WHAT TO WORK ON: Return the lines below exactly, from the first line to the line that contains "from matplotlib.transforms import". Leave out pictures.

Records from a data collection:
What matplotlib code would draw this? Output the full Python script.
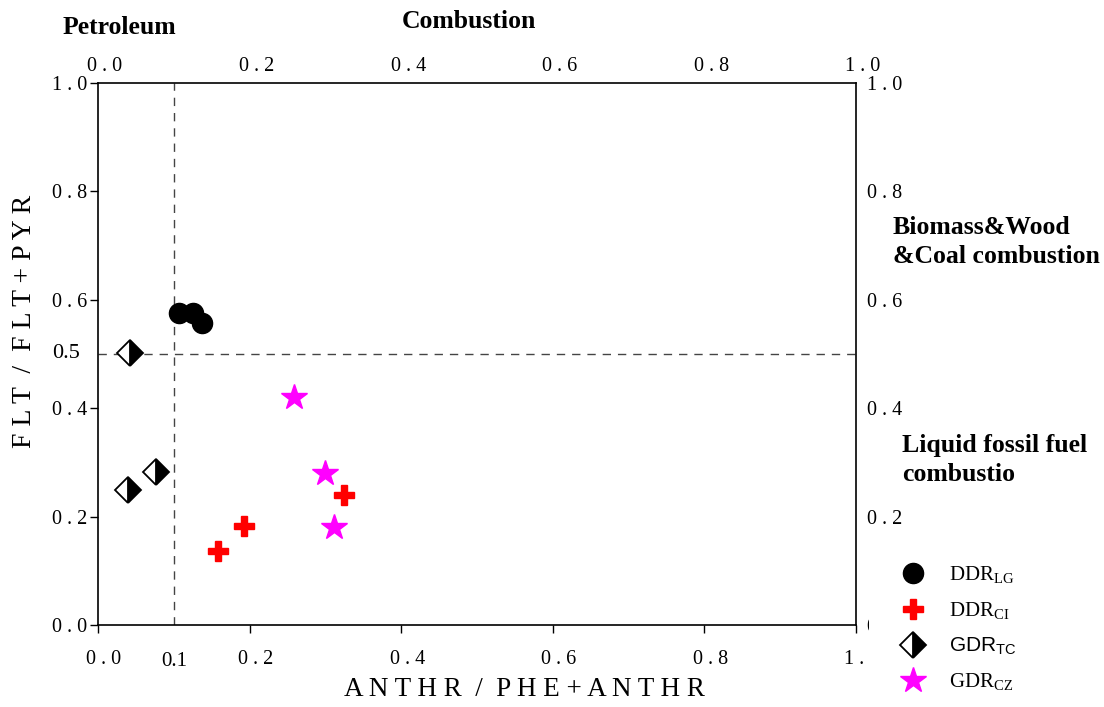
import matplotlib
matplotlib.use("Agg")
import matplotlib.pyplot as plt
from matplotlib.lines import Line2D
from matplotlib.patches import Rectangle
from matplotlib.transforms import ScaledTranslation

# PAH diagnostic ratios per site group
groups = ["DDR_LG", "DDR_CI", "GDR_TC", "GDR_CZ"]
anthr_ratio = {
    "DDR_LG": [0.107, 0.125, 0.137],
    "DDR_CI": [0.158, 0.192, 0.325],
    "GDR_TC": [0.042, 0.077, 0.039],
    "GDR_CZ": [0.259, 0.299, 0.312],
}
flt_ratio = {
    "DDR_LG": [0.575, 0.575, 0.557],
    "DDR_CI": [0.137, 0.183, 0.240],
    "GDR_TC": [0.501, 0.283, 0.250],
    "GDR_CZ": [0.421, 0.281, 0.181],
}
legend_labels = [r"DDR$_\mathregular{LG}$", r"DDR$_\mathregular{CI}$",
                 r"GDR$_\mathregular{TC}$", r"GDR$_\mathregular{CZ}$"]
legend_fonts = ["Liberation Serif", "Liberation Serif", "Liberation Sans", "Liberation Serif"]

tick_values = [0.0, 0.2, 0.4, 0.6, 0.8, 1.0]
tick_labels = ["0 . 0", "0 . 2", "0 . 4", "0 . 6", "0 . 8", "1 . 0"]
x_threshold = 0.1
y_threshold = 0.5

styles = {
    "DDR_LG": dict(marker="o", markersize=14.5, color="black"),
    "DDR_CI": dict(marker="P", markersize=15, color="#ff0000"),
    "GDR_TC": dict(marker="D", markersize=13, color="black", fillstyle="right",
                   markerfacecoloralt="white", markeredgecolor="black", markeredgewidth=1.3),
    "GDR_CZ": dict(marker="*", markersize=19, color="#ff00ff"),
}

plt.rcParams["font.family"] = ["Liberation Serif", "DejaVu Serif"]
plt.rcParams["mathtext.fontset"] = "custom"

fig = plt.figure(figsize=(11.04, 7.07), dpi=100)
ax = fig.add_axes([98 / 1104, 1 - 625 / 707, (856 - 98) / 1104, (625 - 83) / 707])

for g in groups:
    ax.plot(anthr_ratio[g], flt_ratio[g], linestyle="none", zorder=3, **styles[g])

ax.axvline(x_threshold, color="#444444", linestyle=(0, (6, 5)), linewidth=1.0, zorder=1)
ax.axhline(y_threshold, color="#444444", linestyle=(0, (6, 5)), linewidth=1.0, zorder=1)

ax.set_xlim(0, 1)
ax.set_ylim(0, 1)
for side in ax.spines.values():
    side.set_linewidth(1.2)

ax.set_xticks(tick_values)
ax.set_xticklabels(tick_labels)
ax.set_yticks(tick_values)
ax.set_yticklabels(tick_labels)
ax.tick_params(axis="both", direction="out", length=6, width=1.0, labelsize=14.5, colors="black")
ax.tick_params(axis="x", top=False, labeltop=True, bottom=True, pad=12)
ax.tick_params(axis="y", right=False, labelright=True, left=True, pad=2)

# nudge x labels right; top row sits closer to the frame
bottom_shift = ScaledTranslation(6 / 100, 0, fig.dpi_scale_trans)
top_shift = ScaledTranslation(7 / 100, -18 / 100, fig.dpi_scale_trans)
for t in ax.xaxis.get_major_ticks():
    t.label1.set_transform(t.label1.get_transform() + bottom_shift)
    t.label2.set_transform(t.label2.get_transform() + top_shift)
for t in ax.yaxis.get_major_ticks():
    t.label2.set_horizontalalignment("left")

# threshold values written next to the dashed lines
ax.text(x_threshold, -0.05, "0.1", transform=ax.transAxes, ha="center", va="top", fontsize=15)
ax.text(-0.024, y_threshold, "0.5", transform=ax.transAxes, ha="right", va="center", fontsize=16)

fig.text(524 / 1104, 1 - 690 / 707, "A N T H R  /  P H E + A N T H R", ha="center", va="center",
         fontsize=19.5)
fig.text(25 / 1104, 1 - 321 / 707, "F L T  /  F L T + P Y R", ha="center", va="center",
         rotation=90, fontsize=20)

bold = dict(fontsize=18.5, fontweight="bold", va="center", ha="left")
fig.text(63 / 1104, 1 - 28 / 707, "Petroleum", **bold)
fig.text(402 / 1104, 1 - 21 / 707, "Combustion", **bold)
fig.text(893 / 1104, 1 - 242 / 707, "Biomass&Wood\n&Coal combustion", linespacing=1.3, **bold)
fig.text(902 / 1104, 1 - 460 / 707, "Liquid fossil fuel\ncombustio", linespacing=1.3, **bold)

# white panel behind the legend, over the corner tick labels
fig.add_artist(Rectangle((869 / 1104, 0), 235 / 1104, 1 - 535 / 707, transform=fig.transFigure,
                         facecolor="white", edgecolor="none", zorder=4))

handles = [Line2D([], [], linestyle="none", **styles[g]) for g in groups]
leg = fig.legend(handles, legend_labels, loc="upper left", bbox_to_anchor=(884 / 1104, 1 - 556 / 707),
                 frameon=False, fontsize=15, labelspacing=0.68, handletextpad=0.7,
                 borderpad=0.4, borderaxespad=0)
leg.set_zorder(5)
for txt, fam in zip(leg.get_texts(), legend_fonts):
    txt.set_family(fam)

fig.savefig("out.png", dpi=100)
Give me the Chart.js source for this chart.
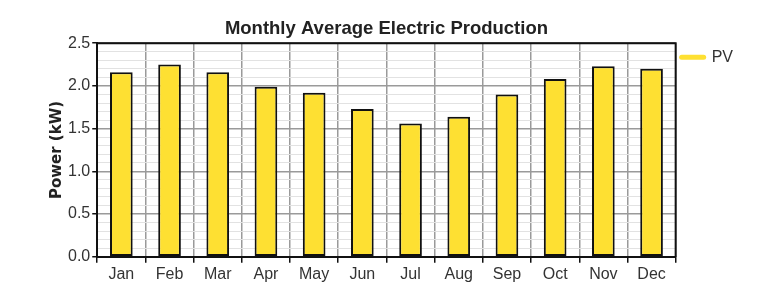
<!DOCTYPE html>
<html>
<head>
<meta charset="utf-8">
<script src="https://cdn.jsdelivr.net/npm/chart.js@4"></script>
<style>
  html, body { margin: 0; padding: 0; background: #fff; }
  #wrap { width: 762px; height: 300px; }
</style>
</head>
<body>
<div id="wrap"><canvas id="pvChart" width="762" height="300"></canvas></div>
<script>
// Chart data
const months = ['Jan', 'Feb', 'Mar', 'Apr', 'May', 'Jun', 'Jul', 'Aug', 'Sep', 'Oct', 'Nov', 'Dec'];
const pvPower = [2.16, 2.25, 2.16, 1.99, 1.92, 1.73, 1.56, 1.64, 1.90, 2.08, 2.23, 2.20];
const seriesName = 'PV';
const chartTitle = 'Monthly Average Electric Production';
const yTitle = 'Power (kW)';

const barYellow = '#FEE032';

// Black frame on top and right of the plot area
const frame = {
    id: 'frame',
    afterDatasetsDraw(chart) {
        const { ctx, chartArea: a } = chart;
        ctx.save();
        ctx.strokeStyle = '#111';
        ctx.lineWidth = 2;
        ctx.beginPath();
        ctx.moveTo(a.left, a.top);
        ctx.lineTo(a.right, a.top);
        ctx.lineTo(a.right, a.bottom);
        ctx.stroke();
        ctx.restore();
    }
};

const isMajor = v => Math.abs(v * 2 - Math.round(v * 2)) < 1e-6;

const ctx = document.getElementById('pvChart').getContext('2d');

new Chart(ctx, {
    type: 'bar',
    data: {
        labels: months,
        datasets: [{
            label: seriesName,
            data: pvPower,
            backgroundColor: barYellow,
            borderColor: '#111',
            borderWidth: 2,
            borderSkipped: false,
            barPercentage: 0.47,
            categoryPercentage: 1
        }]
    },
    options: {
        responsive: false,
        animation: false,
        layout: {
            padding: { left: 48, right: 19, top: 0, bottom: 14 }
        },
        plugins: {
            title: {
                display: true,
                fullSize: false,
                text: chartTitle,
                color: '#222',
                font: { family: '"Liberation Sans", Arial', size: 18.5, weight: 'bold' },
                padding: { top: 18, bottom: 3 }
            },
            legend: {
                position: 'right',
                align: 'start',
                fullSize: false,
                labels: {
                    usePointStyle: true,
                    pointStyleWidth: 22,
                    padding: 6,
                    color: '#333',
                    font: { family: '"Liberation Sans", Arial', size: 16 },
                    generateLabels: () => [{
                        text: seriesName,
                        fillStyle: barYellow,
                        strokeStyle: barYellow,
                        lineWidth: 5,
                        lineCap: 'round',
                        pointStyle: 'line',
                        fontColor: '#333',
                        hidden: false,
                        datasetIndex: 0
                    }]
                }
            },
            tooltip: { enabled: false }
        },
        scales: {
            x: {
                grid: {
                    offset: true,
                    color: '#9a9a9a',
                    lineWidth: 1.5,
                    tickColor: '#111',
                    tickLength: 6
                },
                border: { color: '#111', width: 2 },
                ticks: {
                    color: '#333',
                    padding: 2,
                    font: { family: '"Liberation Sans", Arial', size: 16 }
                }
            },
            y: {
                min: 0,
                max: 2.5,
                title: {
                    display: true,
                    text: yTitle,
                    color: '#222',
                    font: { family: '"DejaVu Sans", Verdana', size: 15, weight: 'bold' },
                    padding: { top: 0, bottom: 0 }
                },
                grid: {
                    color: c => isMajor(c.tick.value) ? '#9a9a9a' : '#e2e2e2',
                    lineWidth: c => isMajor(c.tick.value) ? 1.5 : 1,
                    tickColor: c => isMajor(c.tick.value) ? '#111' : 'rgba(0,0,0,0)',
                    tickLength: 5
                },
                border: { color: '#111', width: 2 },
                ticks: {
                    stepSize: 0.1,
                    autoSkip: false,
                    color: '#333',
                    padding: 2,
                    font: { family: '"Liberation Sans", Arial', size: 16 },
                    callback: v => isMajor(v) ? v.toFixed(1) : ''
                }
            }
        }
    },
    plugins: [frame]
});
</script>
</body>
</html>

SOLVED PROBLEM:
What matplotlib code would draw this? Output the full Python script.
import matplotlib
matplotlib.use("Agg")
import matplotlib.pyplot as plt
from matplotlib.lines import Line2D
from matplotlib.patches import Rectangle
from matplotlib.transforms import ScaledTranslation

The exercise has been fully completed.